Помню, еще в сороковых — сразу после победы — зашла у нас, молодых, речь о том, сколько развелось нынче орденоносцев и как девальвировались поэтому ордена, к которым с таким пиететом мы относились когда-то. Кто-то сказал, что надобно ведь учитывать и то, что самые героические подвиги в годы войны стали явлением массовым. А мой отец, прислушивавшийся к нашему разговору, юмористически вздохнул:

— Вообще-то, по справедливости, надо было бы наградить орденом каждого, кто жил при советской власти. Заслужили…

Вспоминаю еще один поразивший меня тогда (возвращаюсь опять в 60-е) случай.

В «Известиях» было напечатано письмо группы передовых рабочих. В сущности, это был донос «передовиков» на четверых своих товарищей, которые были награждены медалями («За доблестный труд», кажется, или еще что-то в этом роде), но не отнеслись к этой высокой правительственной награде с должны уважением. Не соизволили даже явиться куда надо, чтобы эти свои медали получить.

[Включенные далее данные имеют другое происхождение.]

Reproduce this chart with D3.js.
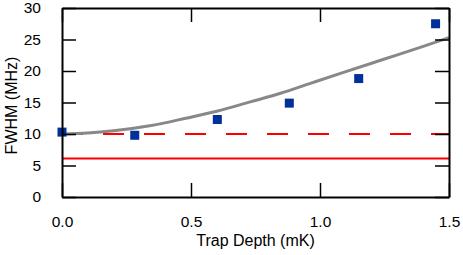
<!DOCTYPE html>
<html>
<head>
<meta charset="utf-8">
<script src="https://cdn.jsdelivr.net/npm/d3@7"></script>
<style>
  body { margin: 0; background: #fff; }
  text { font-family: "Liberation Sans", Arial, sans-serif; fill: #000; }
</style>
</head>
<body>
<div id="chart"></div>
<script>
// measured points
var depth = [0.0, 0.282, 0.602, 0.881, 1.15, 1.448];
var fwhm = [10.3, 9.8, 12.3, 14.9, 18.8, 27.5];

// gray model curve
var curveX = [0, 0.1, 0.2, 0.34, 0.48, 0.6, 0.73, 0.85, 0.96, 1.1, 1.25, 1.4, 1.5];
var curveY = [10.0, 10.15, 10.5, 11.3, 12.5, 13.6, 15.1, 16.5, 18.0, 19.9, 21.9, 23.9, 25.3];

// horizontal reference lines
var dashedLevel = 10.0;
var solidLevel = 6.1;

var xTicks = [0, 0.5, 1.0, 1.5];
var yTicks = [0, 5, 10, 15, 20, 25, 30];

var W = 463, H = 255;
var margin = {top: 8, right: 14, bottom: 58, left: 62};
var width = W - margin.left - margin.right,
    height = H - margin.top - margin.bottom;

var svg = d3.select("#chart").append("svg")
  .attr("width", W)
  .attr("height", H);

var g = svg.append("g")
  .attr("transform", "translate(" + margin.left + "," + margin.top + ")");

var x = d3.scaleLinear().domain([0, 1.5]).range([0, width]);
var y = d3.scaleLinear().domain([0, 30]).range([height, 0]);

// reference lines
g.append("line")
  .attr("x1", 0).attr("x2", width)
  .attr("y1", y(dashedLevel)).attr("y2", y(dashedLevel))
  .attr("stroke", "#ff0000")
  .attr("stroke-width", 2)
  .attr("stroke-dasharray", "21,20");

g.append("line")
  .attr("x1", 0).attr("x2", width)
  .attr("y1", y(solidLevel)).attr("y2", y(solidLevel))
  .attr("stroke", "#ff0000")
  .attr("stroke-width", 2);

// model curve
var line = d3.line()
  .x(function(d) { return x(d[0]); })
  .y(function(d) { return y(d[1]); })
  .curve(d3.curveMonotoneX);

g.append("path")
  .datum(d3.zip(curveX, curveY))
  .attr("d", line)
  .attr("fill", "none")
  .attr("stroke", "#888888")
  .attr("stroke-width", 3);

// data squares
var s = 9;
g.selectAll(".pt")
  .data(d3.zip(depth, fwhm))
  .enter().append("rect")
  .attr("class", "pt")
  .attr("x", function(d) { return x(d[0]) - s / 2; })
  .attr("y", function(d) { return y(d[1]) - s / 2; })
  .attr("width", s)
  .attr("height", s)
  .attr("fill", "#00309a");

// axes, ticks pointing inward
var tickLen = 14;
var xAxis = d3.axisBottom(x).tickValues(xTicks).tickFormat(d3.format(".1f"))
  .tickSizeInner(-tickLen).tickSizeOuter(0).tickPadding(tickLen + 5);
var yAxis = d3.axisLeft(y).tickValues(yTicks)
  .tickSizeInner(-tickLen).tickSizeOuter(0).tickPadding(tickLen + 7);

var gx = g.append("g")
  .attr("transform", "translate(0," + height + ")")
  .call(xAxis);
var gy = g.append("g").call(yAxis);

// mirrored ticks on top and right
g.append("g").call(d3.axisTop(x).tickValues(xTicks)
  .tickSizeInner(-tickLen).tickSizeOuter(0).tickFormat(""));
g.append("g").attr("transform", "translate(" + width + ",0)")
  .call(d3.axisRight(y).tickValues(yTicks)
  .tickSizeInner(-tickLen).tickSizeOuter(0).tickFormat(""));

g.selectAll(".domain").attr("stroke", "#000").attr("stroke-width", 2);
g.selectAll(".tick line").attr("stroke", "#000").attr("stroke-width", 1.5);
g.selectAll(".tick text")
  .style("font-family", "'Liberation Sans', Arial, sans-serif")
  .style("font-size", "15.5px")
  .attr("fill", "#000");

// axis titles
svg.append("text")
  .attr("x", margin.left + width / 2)
  .attr("y", 246)
  .attr("text-anchor", "middle")
  .style("font-size", "16px")
  .text("Trap Depth (mK)");

svg.append("text")
  .attr("transform", "translate(17," + (margin.top + height / 2 + 3) + ") rotate(-90)")
  .attr("text-anchor", "middle")
  .style("font-size", "16px")
  .text("FWHM (MHz)");
</script>
</body>
</html>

За этим «Письмом в редакцию» вскоре последовали другие, дружно осуждавшие незадачливых медаленосцев. И наконец месяца через два сюжет завершился традиционной рубрикой: «По следам наших выступлений», из которой мы узнали, что двое работяг (из четверых) признали свою вину и покаялись, а двое были этих наград торжественно лишены. Так, значит, и не уговорили их взять эти злополучные медали.

Не знаю, насколько необходимо было это длинное отступление, но мне хотелось как можно нагляднее объяснить сегодняшнему читателю, почему все-таки так поразил меня взволнованный рассказ Серафимы Густавовны о том, как они с Виктором Борисовичем волновались: дадут ему орденок к семидесятилетию или не дадут?